- **Data extract**

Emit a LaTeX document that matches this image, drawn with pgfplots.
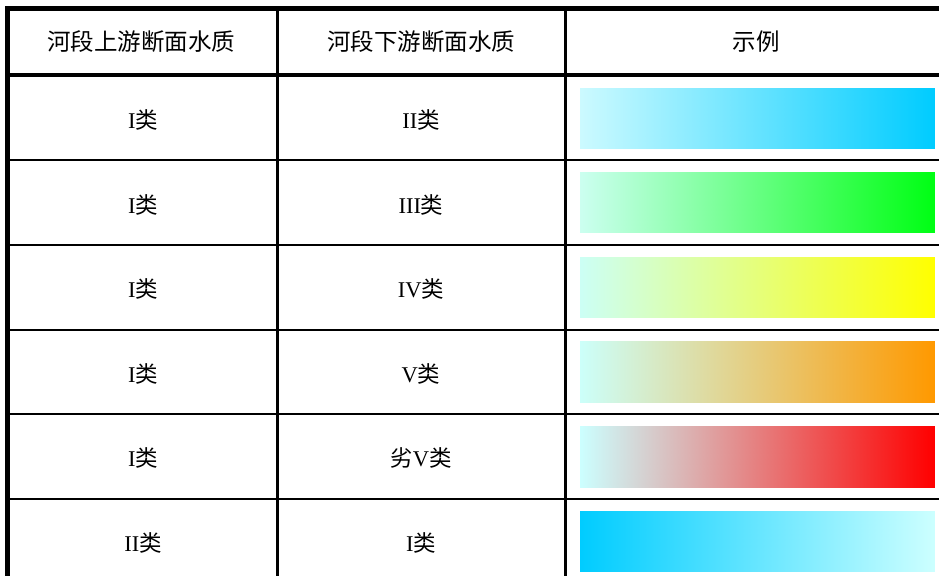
\documentclass[border=0pt]{standalone}
\usepackage{fontspec}
\setmainfont{Liberation Serif}
\newfontfamily\cjk{Noto Sans CJK SC}
\usepackage{pgfplots}
\pgfplotsset{compat=1.18}

% one gradient bar: name, top, bottom, left colour, right colour
\newcommand\gradbar[5]{%
  \addplot[surf, shader=interp, mesh/rows=2, mesh/cols=2, point meta=explicit,
    colormap={#1}{#4 #5}]
    coordinates {(580,#2) [0] (934,#2) [1] (580,#3) [0] (934,#3) [1]};
}
% one table rule: end points, width
\newcommand\tabrule[2]{%
  \addplot[black, line width=#2] coordinates {#1};
}
\tikzset{hd/.style={font=\fontsize{23.5}{28}\selectfont}, bd/.style={font=\fontsize{22.5}{27}\selectfont}}

\begin{document}
\begin{tikzpicture}
\begin{axis}[
  width=939pt, height=576pt, scale only axis,
  xmin=0, xmax=939, ymin=0, ymax=576, y dir=reverse,
  hide axis, clip=true,
  point meta min=0, point meta max=1,
]
% gradient samples
\gradbar{cA}{87.7}{148.7}{rgb255=(204,250,255)}{rgb255=(0,204,255)}
\gradbar{cB}{171.9}{232.9}{rgb255=(204,255,240)}{rgb255=(0,255,20)}
\gradbar{cC}{256.7}{317.7}{rgb255=(204,255,245)}{rgb255=(255,255,0)}
\gradbar{cD}{341.2}{402.2}{rgb255=(204,255,250)}{rgb255=(255,153,0)}
\gradbar{cE}{426.0}{487.0}{rgb255=(204,255,255)}{rgb255=(255,0,0)}
\gradbar{cF}{511.0}{571.5}{rgb255=(0,204,255)}{rgb255=(204,255,255)}

% table rules
\tabrule{(5,8.5) (939,8.5)}{5pt}
\tabrule{(7.5,6) (7.5,576)}{5pt}
\tabrule{(5,74.5) (939,74.5)}{4pt}
\tabrule{(7.5,160) (939,160)}{2.2pt}
\tabrule{(7.5,245) (939,245)}{2.2pt}
\tabrule{(7.5,330) (939,330)}{2.2pt}
\tabrule{(7.5,414) (939,414)}{2.2pt}
\tabrule{(7.5,499) (939,499)}{2.2pt}
\tabrule{(277.5,8.5) (277.5,576)}{2.5pt}
\tabrule{(565.5,8.5) (565.5,576)}{2.5pt}

% header
\node[hd] at (axis cs:141,42) {\cjk 河段上游断面水质};
\node[hd] at (axis cs:421,42) {\cjk 河段下游断面水质};
\node[hd] at (axis cs:756,42) {\cjk 示例};

% rows
\node[bd] at (axis cs:143,120) {I{\cjk 类}};
\node[bd] at (axis cs:421,120) {II{\cjk 类}};
\node[bd] at (axis cs:143,204.5) {I{\cjk 类}};
\node[bd] at (axis cs:421,204.5) {III{\cjk 类}};
\node[bd] at (axis cs:143,289) {I{\cjk 类}};
\node[bd] at (axis cs:421,289) {IV{\cjk 类}};
\node[bd] at (axis cs:143,373.5) {I{\cjk 类}};
\node[bd] at (axis cs:421,373.5) {V{\cjk 类}};
\node[bd] at (axis cs:143,458) {I{\cjk 类}};
\node[bd] at (axis cs:421,458) {{\cjk 劣}V{\cjk 类}};
\node[bd] at (axis cs:143,542.5) {II{\cjk 类}};
\node[bd] at (axis cs:421,542.5) {I{\cjk 类}};
\end{axis}
\pgfresetboundingbox
\useasboundingbox (current axis.south west) rectangle (current axis.north east);
\end{tikzpicture}
\end{document}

- **What is needed**
Write the lines above out again exactly, without any of their pictures.

- **Output below**
Emit a LaTeX document that matches this image, drawn with pgfplots.
\documentclass[border=0pt]{standalone}
\usepackage{fontspec}
\setmainfont{Liberation Serif}
\newfontfamily\cjk{Noto Sans CJK SC}
\usepackage{pgfplots}
\pgfplotsset{compat=1.18}

% one gradient bar: name, top, bottom, left colour, right colour
\newcommand\gradbar[5]{%
  \addplot[surf, shader=interp, mesh/rows=2, mesh/cols=2, point meta=explicit,
    colormap={#1}{#4 #5}]
    coordinates {(580,#2) [0] (934,#2) [1] (580,#3) [0] (934,#3) [1]};
}
% one table rule: end points, width
\newcommand\tabrule[2]{%
  \addplot[black, line width=#2] coordinates {#1};
}
\tikzset{hd/.style={font=\fontsize{23.5}{28}\selectfont}, bd/.style={font=\fontsize{22.5}{27}\selectfont}}

\begin{document}
\begin{tikzpicture}
\begin{axis}[
  width=939pt, height=576pt, scale only axis,
  xmin=0, xmax=939, ymin=0, ymax=576, y dir=reverse,
  hide axis, clip=true,
  point meta min=0, point meta max=1,
]
% gradient samples
\gradbar{cA}{87.7}{148.7}{rgb255=(204,250,255)}{rgb255=(0,204,255)}
\gradbar{cB}{171.9}{232.9}{rgb255=(204,255,240)}{rgb255=(0,255,20)}
\gradbar{cC}{256.7}{317.7}{rgb255=(204,255,245)}{rgb255=(255,255,0)}
\gradbar{cD}{341.2}{402.2}{rgb255=(204,255,250)}{rgb255=(255,153,0)}
\gradbar{cE}{426.0}{487.0}{rgb255=(204,255,255)}{rgb255=(255,0,0)}
\gradbar{cF}{511.0}{571.5}{rgb255=(0,204,255)}{rgb255=(204,255,255)}

% table rules
\tabrule{(5,8.5) (939,8.5)}{5pt}
\tabrule{(7.5,6) (7.5,576)}{5pt}
\tabrule{(5,74.5) (939,74.5)}{4pt}
\tabrule{(7.5,160) (939,160)}{2.2pt}
\tabrule{(7.5,245) (939,245)}{2.2pt}
\tabrule{(7.5,330) (939,330)}{2.2pt}
\tabrule{(7.5,414) (939,414)}{2.2pt}
\tabrule{(7.5,499) (939,499)}{2.2pt}
\tabrule{(277.5,8.5) (277.5,576)}{2.5pt}
\tabrule{(565.5,8.5) (565.5,576)}{2.5pt}

% header
\node[hd] at (axis cs:141,42) {\cjk 河段上游断面水质};
\node[hd] at (axis cs:421,42) {\cjk 河段下游断面水质};
\node[hd] at (axis cs:756,42) {\cjk 示例};

% rows
\node[bd] at (axis cs:143,120) {I{\cjk 类}};
\node[bd] at (axis cs:421,120) {II{\cjk 类}};
\node[bd] at (axis cs:143,204.5) {I{\cjk 类}};
\node[bd] at (axis cs:421,204.5) {III{\cjk 类}};
\node[bd] at (axis cs:143,289) {I{\cjk 类}};
\node[bd] at (axis cs:421,289) {IV{\cjk 类}};
\node[bd] at (axis cs:143,373.5) {I{\cjk 类}};
\node[bd] at (axis cs:421,373.5) {V{\cjk 类}};
\node[bd] at (axis cs:143,458) {I{\cjk 类}};
\node[bd] at (axis cs:421,458) {{\cjk 劣}V{\cjk 类}};
\node[bd] at (axis cs:143,542.5) {II{\cjk 类}};
\node[bd] at (axis cs:421,542.5) {I{\cjk 类}};
\end{axis}
\pgfresetboundingbox
\useasboundingbox (current axis.south west) rectangle (current axis.north east);
\end{tikzpicture}
\end{document}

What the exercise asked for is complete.